**Exercise instructions**
Produce nothing but an exact copy of the lines from the one containing "Give me the matplotlib source for this chart." through the one containing "yticks = [0, 5, 10, 15, 20, 25, 30, 35]", and do not carry over pictures.
**** Dataset
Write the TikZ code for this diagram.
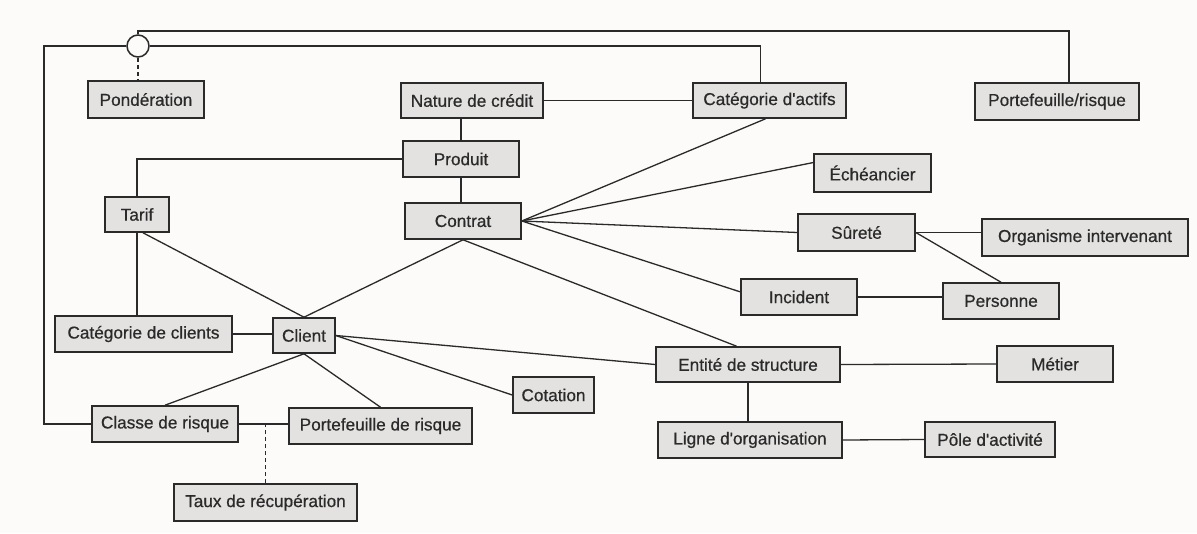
\documentclass[tikz,border=0pt]{standalone}
\usepackage{fontspec}
\setmainfont{Liberation Sans}
\newfontfamily\boxfont[FakeBold=0.6]{Liberation Sans}
\usetikzlibrary{calc}
\definecolor{bg}{HTML}{FCFBF9}
\definecolor{boxfill}{HTML}{E4E2E0}
\definecolor{ink}{HTML}{2A2A2A}
\begin{document}
\begin{tikzpicture}[x=1pt,y=-1pt,
  ent/.style={draw=ink, fill=boxfill, line width=1.6pt, inner sep=0pt,
    font=\boxfont\fontsize{17.2}{20}\selectfont, text=ink},
  link/.style={draw=ink, line width=1.3pt},
  dlink/.style={link, dash pattern=on 4pt off 3pt}]
\fill[bg] (0,0) rectangle (1197,533);
\useasboundingbox (0,0) rectangle (1197,533);

% entities
\node[ent, minimum width=116pt, minimum height=37pt] (pond) at (146,99.5) {Pondération};
\node[ent, minimum width=142pt, minimum height=35pt] (nat) at (472,100.5) {Nature de crédit};
\node[ent, minimum width=153pt, minimum height=35pt] (cat) at (769.5,100.5) {Catégorie d'actifs};
\node[ent, minimum width=164pt, minimum height=37pt] (port2) at (1057,101.5) {Portefeuille/risque};
\node[ent, minimum width=116pt, minimum height=36pt] (prod) at (461,159) {Produit};
\node[ent, minimum width=64pt, minimum height=35pt] (tarif) at (137,214.5) {Tarif};
\node[ent, minimum width=116pt, minimum height=36pt] (contrat) at (463,221) {Contrat};
\node[ent, minimum width=117pt, minimum height=38pt] (eche) at (872.5,173) {Échéancier};
\node[ent, minimum width=117pt, minimum height=37pt] (surete) at (856.5,232.5) {Sûreté};
\node[ent, minimum width=206pt, minimum height=37pt] (org) at (1085,237.5) {Organisme intervenant};
\node[ent, minimum width=116pt, minimum height=36pt] (incident) at (799,297) {Incident};
\node[ent, minimum width=116pt, minimum height=36pt] (personne) at (1001,301) {Personne};
\node[ent, minimum width=177pt, minimum height=36pt] (catcl) at (143.5,334) {Catégorie de clients};
\node[ent, minimum width=62pt, minimum height=35pt] (client) at (304,335.5) {Client};
\node[ent, minimum width=184pt, minimum height=35pt] (entite) at (748,364.5) {Entité de structure};
\node[ent, minimum width=116pt, minimum height=36pt] (metier) at (1055,364) {Métier};
\node[ent, minimum width=81pt, minimum height=36pt] (cotation) at (553.5,395) {Cotation};
\node[ent, minimum width=146pt, minimum height=36pt] (classe) at (165,424) {Classe de risque};
\node[ent, minimum width=183pt, minimum height=36pt] (portr) at (380.5,426) {Portefeuille de risque};
\node[ent, minimum width=184pt, minimum height=36pt] (ligne) at (750,440) {Ligne d'organisation};
\node[ent, minimum width=130pt, minimum height=35pt] (pole) at (990,439.5) {Pôle d'activité};
\node[ent, minimum width=183pt, minimum height=37pt] (taux) at (265.5,502.5) {Taux de récupération};
\node[circle, draw=ink, fill=bg, line width=1.5pt, minimum size=22pt, inner sep=0pt] (circ) at (138,46) {};

% helper coordinates
\coordinate (topy) at (0,31);
\coordinate (lcorner) at (44,46);

% connectors from the circle
\draw[link] (circ.west) -- (lcorner) |- (classe.west);
\draw[link] (circ.north) -- (circ.north |- topy) -| ($(port2.north)+(12,0)$);
\draw[link] (circ.east) -| ($(cat.north)+(-9,0)$);
\draw[dlink] (circ.south) -- (circ.south |- pond.north);

% upper part
\draw[link] (nat.east) -- (cat.west);
\draw[link] (prod.north) -- (prod.north |- nat.south);
\draw[link] (prod.south) -- (prod.south |- contrat.north);
\draw[link] (prod.west) -| (tarif.north);
\draw[link] (tarif.south) -- (tarif.south |- catcl.north);
\draw[link] ($(tarif.south)+(6,0)$) -- (client.north);

% contract star
\draw[link] (contrat.east) -- ($(cat.south)+(-4,0)$);
\draw[link] (contrat.east) -- (eche.170);
\draw[link] (contrat.east) -- (surete.west);
\draw[link] (contrat.east) -- (incident.175);
\draw[link] (contrat.south) -- (entite.122);
\draw[link] (contrat.south) -- (client.north);

% client
\draw[link] (catcl.east) -- (catcl.east -| client.west);
\draw[link] (client.east) -- (entite.west);
\draw[link] (client.east) -- (cotation.west);
\draw[link] (client.south) -- (classe.north);
\draw[link] (client.south) -- (portr.north);
\draw[link] (classe.east) -- (classe.east -| portr.west);
\draw[dlink] (taux.north) -- (taux.north |- classe.east);

% right part
\draw[link] (surete.east) -- (surete.east -| org.west);
\draw[link] (surete.east) -- (personne.north);
\draw[link] (incident.east) -- (incident.east -| personne.west);
\draw[link] (entite.east) -- (metier.west);
\draw[link] (entite.south) -- (entite.south |- ligne.north);
\draw[link] (ligne.east) -- (pole.west);
\end{tikzpicture}
\end{document}
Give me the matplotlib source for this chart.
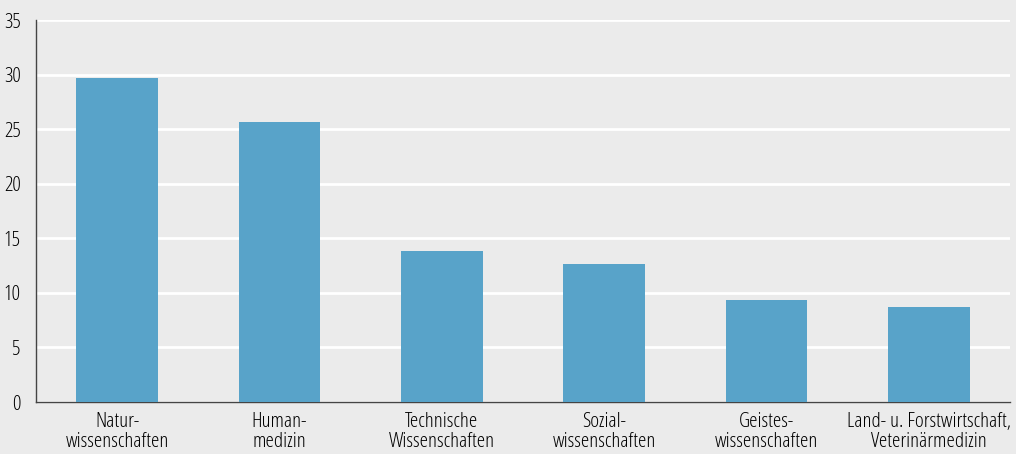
import matplotlib
matplotlib.use("Agg")
import matplotlib.pyplot as plt
from matplotlib import font_manager
from matplotlib.font_manager import FontProperties

categories = ["Natur-\nwissenschaften", "Human-\nmedizin", "Technische\nWissenschaften",
              "Sozial-\nwissenschaften", "Geistes-\nwissenschaften",
              "Land- u. Forstwirtschaft,\nVeterinärmedizin"]
values = [29.7, 25.65, 13.85, 12.65, 9.35, 8.7]
yticks = [0, 5, 10, 15, 20, 25, 30, 35]


def pick_font():
    fl = font_manager.fontManager.ttflist
    prefs = [("Open Sans", "semi-condensed"), ("Open Sans", "condensed"),
             ("Roboto Condensed", None), ("Liberation Sans Narrow", None),
             ("Open Sans", None)]
    for name, stretch in prefs:
        cands = [f for f in fl if f.name == name and f.style == "normal"
                 and (stretch is None or f.stretch == stretch)]
        if cands:
            cands.sort(key=lambda f: abs((f.weight if isinstance(f.weight, int) else 400) - 420))
            return cands[0].fname
    return None


fpath = pick_font()

def fp(size):
    if fpath:
        return FontProperties(fname=fpath, size=size)
    return FontProperties(family="DejaVu Sans", size=size)

bg = "#ebebeb"
fig = plt.figure(figsize=(10.16, 4.54), dpi=100, facecolor=bg)

# choose font size so that the longest label line is about as wide as in the reference
renderer = fig.canvas.get_renderer()
t = fig.text(0, 0, "Land- u. Forstwirtschaft,", fontproperties=fp(12))
w = t.get_window_extent(renderer).width
t.remove()
size = max(9, min(16, 12 * 162 / w))

ax = fig.add_axes([36/1016, 1-402/454, (1010-36)/1016, (402-20)/454])
ax.set_facecolor(bg)
x = list(range(len(categories)))
ax.bar(x, values, width=0.505, color="#58a3c9", zorder=3)
ax.set_xlim(-0.5, 5.5)
ax.set_ylim(0, 35)
ax.set_yticks(yticks)
ax.set_xticks(x)
ax.set_xticklabels(categories, fontproperties=fp(size), linespacing=1.0)
ax.set_yticklabels([str(v) for v in yticks], fontproperties=fp(size))
ax.tick_params(axis='y', length=0, pad=11)
ax.tick_params(axis='x', length=0, pad=7)
ax.yaxis.grid(True, color="white", linewidth=2, zorder=1)
ax.set_axisbelow(True)
for s in ["top", "right"]:
    ax.spines[s].set_visible(False)
for s in ["left", "bottom"]:
    ax.spines[s].set_color("#444444")
    ax.spines[s].set_linewidth(1)
fig.savefig("out.png", dpi=100, facecolor=bg)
********
**Completed exercise**
Give me the matplotlib source for this chart.
import matplotlib
matplotlib.use("Agg")
import matplotlib.pyplot as plt
from matplotlib import font_manager
from matplotlib.font_manager import FontProperties

categories = ["Natur-\nwissenschaften", "Human-\nmedizin", "Technische\nWissenschaften",
              "Sozial-\nwissenschaften", "Geistes-\nwissenschaften",
              "Land- u. Forstwirtschaft,\nVeterinärmedizin"]
values = [29.7, 25.65, 13.85, 12.65, 9.35, 8.7]
yticks = [0, 5, 10, 15, 20, 25, 30, 35]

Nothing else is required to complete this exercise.